The editor-in-chief of Zoo was Mikio Moriwaki.

On the final page of its last issue (1980 Issue 30), it published an announcement that the magazine's name would be changing from Zoo to Doll. The announcement explains that it is simply a name change (as it states "We're going to have it the same way even if the name will be changed"). However, the focus of the magazine gradually did change, from a rock magazine which featured a dedicated section to punk (Zoo) to a mainly punk music magazine (Doll).
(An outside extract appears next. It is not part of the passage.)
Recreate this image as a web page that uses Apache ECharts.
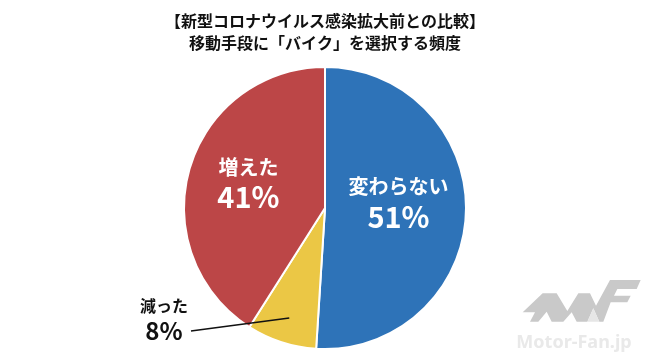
<!DOCTYPE html>
<html>
<head>
<meta charset="utf-8">
<script src="https://cdn.jsdelivr.net/npm/echarts@6/dist/echarts.min.js"></script>
<style>
html,body{margin:0;padding:0;background:#fff;}
#main{width:650px;height:361px;}
</style>
</head>
<body>
<div id="main"></div>
<script>
const titleLines = ['【新型コロナウイルス感染拡大前との比較】', '移動手段に「バイク」を選択する頻度'];
const categories = ['変わらない', '減った', '増えた'];
const values = [51, 8, 41];
const colors = ['#2E73B8', '#EBC745', '#BC4647'];

const FONT = '"Noto Sans CJK JP", "Noto Sans", sans-serif';
const cx = 325, cy = 208, R = 141;

// inner point of the leader line for the small slice (computed from data)
const total = values.reduce((a, b) => a + b, 0);
const cumBefore = values[0];
const midFrac = (cumBefore + values[1] / 2) / total;
const ang = midFrac * 2 * Math.PI; // clockwise from top
const innerR = R * 0.82;
const lx = cx + Math.sin(ang) * innerR;
const ly = cy - Math.cos(ang) * innerR;

const chart = echarts.init(document.getElementById('main'));

function lp(px, py) { return [510 + px / 3, 275 + py / 3]; }

const option = {
  animation: false,
  backgroundColor: '#fff',
  title: {
    text: titleLines.join('\n'),
    left: 'center',
    top: 5,
    textStyle: { fontFamily: FONT, fontSize: 16, fontWeight: 'bold', color: '#111', lineHeight: 22 }
  },
  series: [{
    type: 'pie',
    center: [cx, cy],
    radius: [0, R],
    startAngle: 90,
    clockwise: true,
    avoidLabelOverlap: false,
    itemStyle: { borderColor: '#fff', borderWidth: 2 },
    label: {
      show: true,
      position: 'inside',
      formatter: p => '{a|' + p.name + '}\n{b|' + p.value + '%}',
      color: '#fff',
      fontFamily: FONT,
      fontWeight: 'bold',
      rich: {
        a: { fontFamily: FONT, fontWeight: 'bold', fontSize: 20, color: '#fff', lineHeight: 29 },
        b: { fontFamily: FONT, fontWeight: 'bold', fontSize: 29, color: '#fff', lineHeight: 31 }
      }
    },
    labelLine: { show: false },
    labelLayout: function (params) {
      if (params.dataIndex === 0) return { dy: -8 };
      if (params.dataIndex === 2) return { dx: -6, dy: -5 };
      return { x: 164, y: 319, align: 'center', verticalAlign: 'middle' };
    },
    data: categories.map((c, i) => {
      const d = { name: c, value: values[i], itemStyle: { color: colors[i] } };
      if (i === 1) {
        d.label = {
          position: 'inside',
          rich: {
            a: { fontFamily: FONT, fontWeight: 'bold', fontSize: 16, color: '#111', lineHeight: 24 },
            b: { fontFamily: FONT, fontWeight: 'bold', fontSize: 24, color: '#111', lineHeight: 26 }
          }
        };
      }
      return d;
    })
  }],
  graphic: [
    {
      type: 'line', z: 100,
      shape: { x1: 191, y1: 331, x2: lx, y2: ly },
      style: { stroke: '#111', lineWidth: 1.5 }
    },
    {
      type: 'polygon', z: 5, silent: true,
      shape: { points: [lp(38,112), lp(98,55), lp(140,55), lp(172,108), lp(205,55), lp(240,55), lp(258,92), lp(300,15), lp(392,15), lp(380,42), lp(322,42), lp(312,62), lp(362,62), lp(352,82), lp(302,82), lp(280,140), lp(268,140), lp(250,100), lp(232,140), lp(200,140), lp(185,112), lp(160,140), lp(125,140), lp(110,110), lp(85,140), lp(60,140), lp(75,112)] },
      style: { fill: '#C9C9C9' }
    },
    {
      type: 'polygon', z: 5, silent: true,
      shape: { points: [lp(232,140), lp(250,100), lp(268,140)] },
      style: { fill: '#E6E6E6' }
    },
    {
      type: 'text', z: 5, silent: true,
      x: 574, y: 343,
      style: { text: 'Motor-Fan.jp', fontFamily: '"Noto Sans", sans-serif', fontWeight: 'bold', fontSize: 18, fill: '#E9E9E9', align: 'center', verticalAlign: 'middle' }
    }
  ]
};
chart.setOption(option);
</script>
</body>
</html>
The magazine covered rock (The Rolling Stones in Issue 4), psychedelic rock (Pink Floyd in Issue 3), arena rock (Boston in Issue 18), and folk music (Jackson Browne in Issue 4) in its early years. Subsequent years saw more and more coverage of punk music and new wave (Talking Heads in Issue 18, Devo in Issue 22). Most coverage was on music from overseas, but the magazine did also cover some domestic bands, such as P-Model (Issue 23), Hikashu (Issue 26), and Friction and Arb (Issue 28). It also eventually had dedicated sections of the magazine that covered punk music, which eventually became its main focus when it transitioned into the magazine Super Head Magazine Doll. An early example of punk coverage is in its 1976 Issue 6 article covering The Ramones. It is also said to have been one of the early publications to discuss the concept of heavy metal music.